Increase your visibility. View profiles for your high potential prospects with your privacy settings at “Visible.” While in visible viewing mode, you can expect about a 10 percent view-back rate. (If your settings are “View in Private Mode,” prospects will not be able to view your profile back.) These “view-backs” will move to the next level of your prospecting process.
Build your prospect database. Starting with the people who have viewed your profile, begin creating a list of potential prospects. A simple spreadsheet can serve as your database if you don’t have a CRM system or other third-party software to manage leads. If you are building your prospect database at a large scale, upgrading to LinkedIn Premium Sales Navigator is a must. It will help to uncover everyone who has looked at your profile and with follow-through.
Send connection requests to your list of people who have viewed your profile,. LinkedIn allows several ways to connect. You can send InMail with Premium accounts, reach out to members of a LinkedIn Group or send a custom message with a connection request. The latter will give you the most flexibility and the appearance that your request stems from a personal effort.
Note that your custom message can be copied directly to all of your outreach requests, with one or two customizations for industry and location. The following is an example of a permission-based method that conveys commonalities you share with the other person.

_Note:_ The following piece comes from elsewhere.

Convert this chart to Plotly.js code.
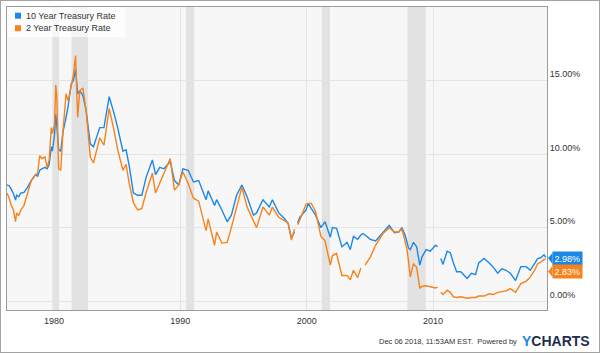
<!DOCTYPE html>
<html>
<head>
<meta charset="utf-8">
<script src="https://cdn.plot.ly/plotly-3.0.1.min.js"></script>
<style>
html,body{margin:0;padding:0;background:#fff;}
#chart{width:598px;height:351px;border:1px solid #a3a3a3;}
</style>
</head>
<body>
<div id="chart"></div>
<script>
// ---- data ----
const dates = [
"1976-04-12","1976-06-15","1976-08-15","1976-10-15","1976-12-15","1977-01-15","1977-03-15","1977-05-15","1977-08-15","1977-11-15",
"1978-03-15","1978-07-15","1978-09-15","1978-11-15","1979-01-15","1979-04-15","1979-06-15","1979-08-15","1979-10-15","1979-11-15",
"1980-01-15","1980-02-20","1980-03-20","1980-05-15","1980-07-15","1980-09-15","1980-12-15","1981-02-15","1981-05-15","1981-07-15",
"1981-09-15","1981-11-15","1982-01-15","1982-04-15","1982-07-15","1982-11-15","1983-02-15","1983-06-15","1983-08-15","1983-12-15",
"1984-05-15","1984-09-15","1985-01-15","1985-06-15","1985-09-15","1985-12-15","1986-04-15","1986-08-15","1986-12-15","1987-04-15",
"1987-10-15","1988-01-15","1988-05-15","1988-09-15","1989-03-15","1989-07-15","1989-11-15","1990-03-15","1990-08-15","1991-01-15",
"1991-06-15","1992-01-15","1992-03-15","1992-09-15","1992-11-15","1993-04-15","1993-09-15","1994-01-15","1994-06-15","1994-11-15",
"1995-04-15","1995-10-15","1996-01-15","1996-07-15","1997-01-15","1997-04-15","1997-10-15","1998-03-15","1998-07-15","1998-10-15",
"1999-01-15","1999-02-15","1999-04-15","1999-06-15","1999-12-15","2000-02-15","2000-05-15","2000-09-15","2001-02-15","2001-06-15",
"2001-11-15","2002-01-15","2002-05-15","2002-10-15","2003-03-15","2003-06-15","2003-09-15","2004-01-15","2004-04-15","2004-06-15",
"2004-08-15","2005-01-15","2005-06-15","2006-01-15","2006-07-15","2006-12-15","2007-04-15","2007-07-15","2007-10-15","2007-12-15",
"2008-01-25","2008-03-15","2008-06-15","2008-09-15","2008-12-15","2009-02-15","2009-06-15","2009-10-15","2010-03-15","2010-05-15",
"2010-06-25","2010-08-15","2010-10-15","2011-02-15","2011-05-15","2011-08-15","2011-11-15","2012-03-15","2012-06-15","2012-09-15",
"2013-01-15","2013-05-15","2013-08-15","2014-01-15","2014-06-15","2014-10-15","2015-02-15","2015-06-15","2015-10-15","2016-02-15",
"2016-07-15","2016-12-15","2017-05-15","2017-09-15","2018-01-15","2018-04-15","2018-07-15","2018-10-15","2018-12-06"
];
const tenYear = [
7.9,7.85,7.6,7.3,6.87,7.2,7.1,7.35,7.4,7.7,
8.2,8.6,8.5,8.9,9.0,9.1,9.0,9.3,10.5,10.2,
11.3,12.7,12.0,10.3,10.2,11.5,12.5,13.3,14.8,15.0,
15.8,14.1,14.3,14.0,13.0,10.7,10.5,11.3,11.8,11.8,
13.9,12.9,11.8,10.2,10.3,9.2,7.35,7.2,7.2,8.4,
9.6,8.6,9.1,9.0,9.5,8.2,7.9,9.0,8.9,8.1,
8.2,6.9,7.5,6.5,6.9,6.2,5.4,5.85,7.2,7.9,
7.1,5.85,6.0,6.9,6.4,6.9,6.0,5.65,5.3,4.3,
4.7,null,5.3,5.7,6.2,6.65,6.3,5.85,5.0,5.4,
4.35,5.0,4.95,3.7,4.0,3.5,4.4,4.2,4.5,4.6,
4.5,4.2,4.1,4.7,5.15,4.65,4.7,5.0,4.5,4.0,
3.6,3.5,4.0,3.7,2.45,3.0,3.5,3.4,3.8,3.7,
null,2.9,2.5,3.4,3.3,2.6,2.0,2.0,1.75,1.55,
1.9,1.8,2.6,2.9,2.6,2.3,1.9,2.2,2.1,1.9,
1.4,2.35,2.35,2.1,2.55,2.9,2.95,3.15,2.98
];
const twoYear = [
7.35,7.0,6.5,6.2,5.4,6.0,5.8,6.2,6.5,7.2,
8.2,8.6,8.7,9.9,9.7,9.8,9.1,9.6,11.8,11.4,
12.0,14.7,14.0,9.0,8.9,11.5,14.1,13.6,14.8,15.4,
16.7,12.5,14.3,14.5,13.0,9.8,9.4,10.5,11.1,10.6,
13.1,11.8,10.3,8.9,9.3,8.0,6.7,6.2,6.3,7.35,
8.7,7.35,8.0,8.7,9.7,7.55,7.9,8.8,8.0,7.0,
6.8,4.8,5.6,3.8,4.7,3.95,4.0,5.0,6.3,7.75,
6.4,5.4,5.0,6.4,5.85,6.4,5.7,5.5,5.3,4.15,
4.9,null,5.2,5.5,6.6,6.65,6.65,6.1,4.4,4.1,
2.45,3.1,3.25,1.75,1.75,1.45,2.1,1.6,2.25,null,
2.45,3.0,3.8,4.6,5.0,4.7,4.7,4.9,4.1,3.45,
2.7,1.65,2.55,2.3,0.9,1.0,1.05,1.0,0.9,0.95,
null,0.6,0.45,0.75,0.6,0.3,0.25,0.3,0.25,0.2,
0.25,0.25,0.35,0.35,0.5,0.45,0.6,0.65,0.7,0.85,
0.6,1.2,1.35,1.65,2.1,2.55,2.65,2.85,2.83
];
const seriesNames = ["10 Year Treasury Rate","2 Year Treasury Rate"];
const recessionStart = ["1979-11-15","1981-05-25","1990-06-15","2001-03-15","2007-12-25"];
const recessionEnd   = ["1980-05-25","1982-09-10","1991-02-05","2001-11-05","2009-06-05"];
const tickVals = ["1980-01-01","1990-01-01","2000-01-01","2010-01-01"];
const tickText = ["1980","1990","2000","2010"];
const yTicks = [0,5,10,15];
const yTickText = ["0.00%","5.00%","10.00%","15.00%"];
const footerText = "Dec 06 2018, 11:53AM EST.  Powered by";

// ---- styling ----
const BLUE = "#1b87e6", ORANGE = "#f7821b";
const FONT = "Liberation Sans, Arial, sans-serif";
// plot area in image pixels: left 7, right 547, top 7, bottom 310
const PL=7, PR=547, PT=7, PB=310;
const px = x => (x-PL)/(PR-PL);
const py = y => (PB-y)/(PB-PT);

const traces = [
  {x: dates, y: tenYear, type:"scatter", mode:"lines", name: seriesNames[0],
   line:{color:BLUE, width:1.4}, connectgaps:false, showlegend:false, hoverinfo:"skip"},
  {x: dates, y: twoYear, type:"scatter", mode:"lines", name: seriesNames[1],
   line:{color:ORANGE, width:1.4}, connectgaps:false, showlegend:false, hoverinfo:"skip"}
];

const shapes = [];
for (let i=0;i<recessionStart.length;i++){
  shapes.push({type:"rect", xref:"x", yref:"paper", x0:recessionStart[i], x1:recessionEnd[i], y0:0, y1:1,
    fillcolor:"#e2e2e2", line:{width:0}, layer:"below"});
}
// legend backdrop
shapes.push({type:"rect", xref:"paper", yref:"paper", x0:0, x1:px(125), y0:py(37), y1:1,
  fillcolor:"rgba(255,255,255,0.7)", line:{width:0}, layer:"above"});
// legend squares
[[BLUE,12.7],[ORANGE,25.2]].forEach(([c,top])=>{
  shapes.push({type:"rect", xref:"paper", yref:"paper", x0:px(15), x1:px(21), y0:py(top+6), y1:py(top),
    fillcolor:c, line:{width:0}, layer:"above"});
});

const lastTen = tenYear[tenYear.length-1], lastTwo = twoYear[twoYear.length-1];
const tagShift = [-1, -12];
const annotations = [
  {xref:"paper", yref:"paper", x:px(25), y:py(15.7), xanchor:"left", yanchor:"middle", showarrow:false,
   text:seriesNames[0], font:{family:FONT, size:9, color:"#333"}, borderpad:0},
  {xref:"paper", yref:"paper", x:px(25), y:py(28.2), xanchor:"left", yanchor:"middle", showarrow:false,
   text:seriesNames[1], font:{family:FONT, size:9, color:"#333"}, borderpad:0},
  {xref:"paper", yref:"y", x:1, y:lastTen, xanchor:"left", yanchor:"middle", xshift:5, yshift:tagShift[0], showarrow:false,
   text:lastTen.toFixed(2)+"%", bgcolor:BLUE, font:{family:FONT, size:9, color:"#fff"}, borderpad:1.5},
  {xref:"paper", yref:"y", x:1, y:lastTwo, xanchor:"left", yanchor:"middle", xshift:5, yshift:tagShift[1], showarrow:false,
   text:lastTwo.toFixed(2)+"%", bgcolor:ORANGE, font:{family:FONT, size:9, color:"#fff"}, borderpad:1.5},
  {xref:"paper", yref:"paper", x:px(518), y:py(341), xanchor:"right", yanchor:"middle", showarrow:false,
   text:footerText, font:{family:FONT, size:7.5, color:"#333"}, borderpad:0},
  {xref:"paper", yref:"paper", x:px(521), y:py(340.5), xanchor:"left", yanchor:"middle", showarrow:false,
   text:"<b><span style='color:#1b87e6'>Y</span>CHARTS</b>", font:{family:FONT, size:14, color:"#1f2d4d"}, borderpad:0}
];
// pointers of the value tags (pixel y grows upward)
[[lastTen,tagShift[0],BLUE],[lastTwo,tagShift[1],ORANGE]].forEach(([v,s,c])=>{
  shapes.push({type:"path", xref:"paper", yref:"y", xsizemode:"pixel", ysizemode:"pixel", xanchor:1, yanchor:v,
    path:`M 1 ${s} L 5.5 ${s+5.5} L 5.5 ${s-5.5} Z`, fillcolor:c, line:{width:0}, layer:"above"});
});

const layout = {
  width:598, height:351,
  margin:{l:PL-1, r:598-(PR-1), t:PT-1, b:351-(PB-1), pad:0},
  paper_bgcolor:"#fff", plot_bgcolor:"#f7f7f7",
  showlegend:false,
  xaxis:{type:"date", range:["1976-04-12","2019-01-10"], tickvals:tickVals, ticktext:tickText,
    showgrid:true, gridcolor:"#e4e4e4", gridwidth:1, zeroline:false,
    showline:true, mirror:true, linecolor:"#9a9a9a", linewidth:1, ticks:"", ticklabelstandoff:2,
    tickfont:{family:FONT, size:9, color:"#333"}},
  yaxis:{range:[-0.6,20], side:"right", tickvals:yTicks, ticktext:yTickText,
    showgrid:true, gridcolor:"#e4e4e4", gridwidth:1, zeroline:false,
    showline:true, mirror:true, linecolor:"#9a9a9a", linewidth:1, ticks:"",
    ticklabelposition:"outside top",
    tickfont:{family:FONT, size:9, color:"#333"}},
  shapes:shapes, annotations:annotations
};
Plotly.newPlot("chart", traces, layout, {staticPlot:true, displayModeBar:false});
</script>
</body>
</html>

“Thanks for visiting my LinkedIn profile. I’m expanding my network in the [area of law relevant to prospect] space here in [prospect’s location or city]. Would you be open to connecting on LinkedIn?”
By identifying specifics about the person and your common industry interests, you are more likely to have your connection requests accepted.
Finally, monitor responses from your new connections, and respond accordingly in a timely manner. Again, a spreadsheet may be all you need to keep track of your prospects. Larger outreach efforts may require a more robust CRM solution to track higher numbers of prospects.
As your list of prospects grows through prospecting and connecting, share and publish relevant content on your profile. The content you share should be a mix of original and curated content such as:
- Articles and blogs you have authored
- News pages and client alerts published on your firm’s website
- Pieces authored by colleagues and peers
- Industry news and articles relevant to your area of law
By providing your connections with relevant, high-quality content, you will naturally build trust and demonstrate expertise. While many of your connections may not be ready to hire an attorney at the time, they may be in the future. When they reach that point, you will be top of mind.
The “Notifications” tab also provides opportunities to engage with your connections. Congratulate people on a new job or work anniversary, comment on a shared update, like a post, or wish someone a happy birthday. These engagement tactics only take seconds yet contribute to your overall visibility on LinkedIn.
While this is almost a topic in and of itself, from a business development perspective, joining relevant groups and listening and responding to questions will help position you as a topic authority. Be careful not to take a pushy or self-promotional approach in groups. Nobody wants a used-car salesman pitch interjecting into conversations.
While this three-step process may seem daunting at first, you can begin with just a few prospects until you get the hang of it. As you scale up and your connection count grows, there are automation tools that can save time and effort. LinkedIn also publishes a number of helpful articles related to B2B marketing that are excellent resources for the enterprising attorney.